Since its inception, IP has had a field known as Type of Service (ToS). The ToS is for internet service quality selection and is specified along the abstract parameters of precedence, delay, throughput, reliability, and cost. These abstract parameters are mapped into the actual service parameters of the particular networks the datagram traverses. File transfers could take a high-delay network while terminal access could take one with low delay (refer to Part III, the IP Protocol). In order to provide for this, router vendors have to provide for ToS in their routers, and application vendors have to build this into their applications.

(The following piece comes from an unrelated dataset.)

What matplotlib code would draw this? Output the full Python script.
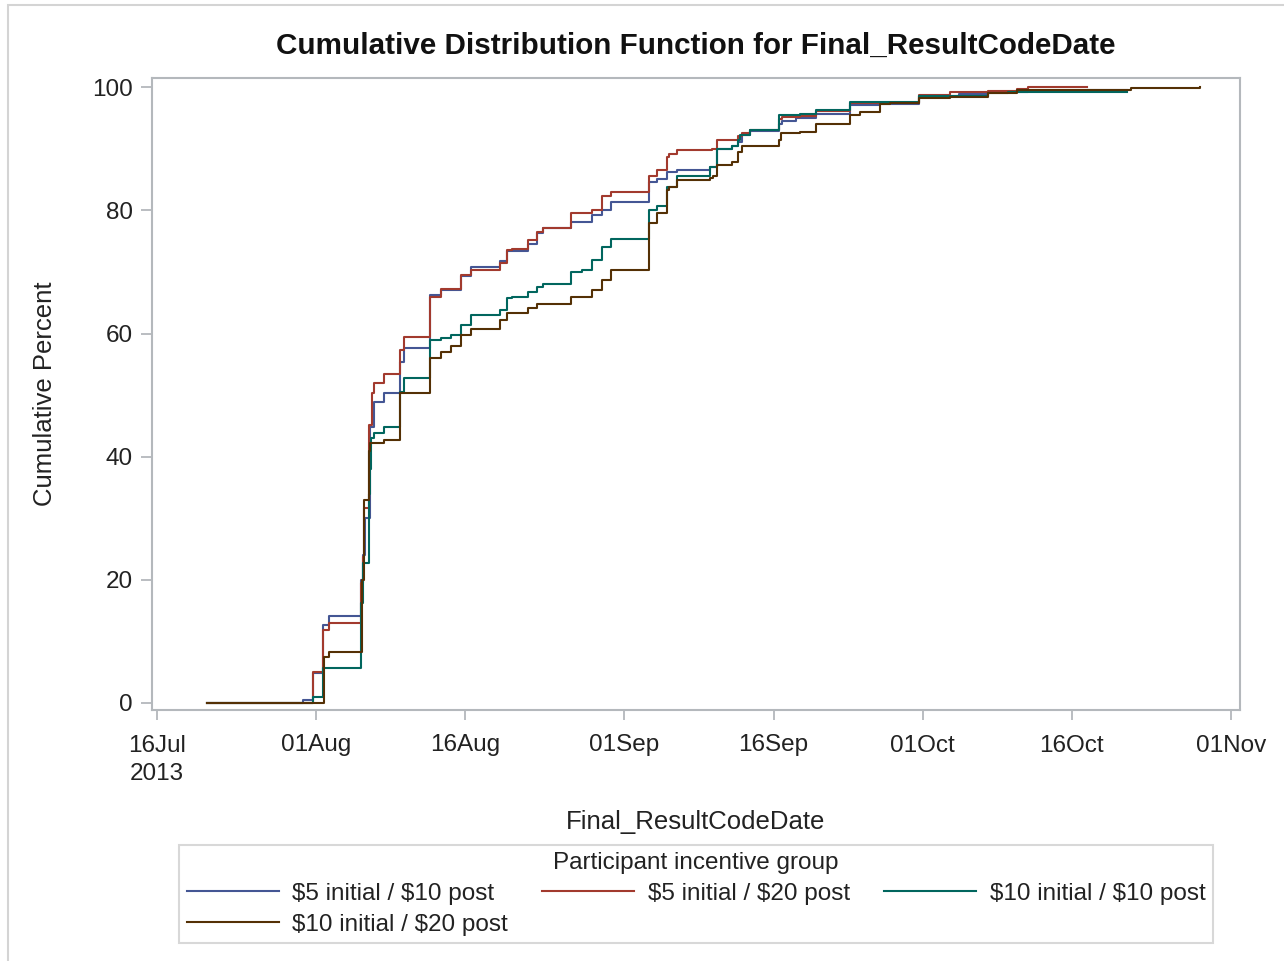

For routers, this can require the maintenance of multiple routing tables for each ToS. The application program is the program that sets these bits and in the past, most application programs moved data and there really was no demand for ToS. Over the years, we simply came up with faster networks to compensate for the millions of new users and bandwidth-hungry applications—the easy way to support QoS is to manipulate the bandwidth.

Gigabit Ethernet now allows us three choices for Ethernet: 10, 100, or 1000 Mbps. This allows for scaling but not for data QoS. Bandwidth is simply one factor in the equation. Also, what comes after gigabit Ethernet (the current Proposal is 10 gigabit Ethernet)? After this we are finally moving into the capabilities of ATM; however, we still run into customer resistance to ATM conversion. They will place ATM on the backbone and possibly use it for the WAN, but not to the desktop. We cannot keep producing more bandwidth without giving some consideration to taming the applications.

RSVP is the first widely known protocol to allow for some type of QoS on an existing broadcast-oriented network. As of this writing, it is still an RFC draft, with the latest version being the functional specification of May 1997. It can be used with IPv6 or IPv4. RSVP covers the QoS portion of protocols optimized for real-time, streaming, multimedia issues. It operates directly on top of IP and supports both unicast and multicast protocols. The operation of RSVP appears to have far greater advantages when used in a multicast network. It is not a transport protocol, but a control protocol like ICMP or IGMP. With IPv4, RSVP operates with UDP, but with IPv6, it will operate on top of IP using the extension header concept.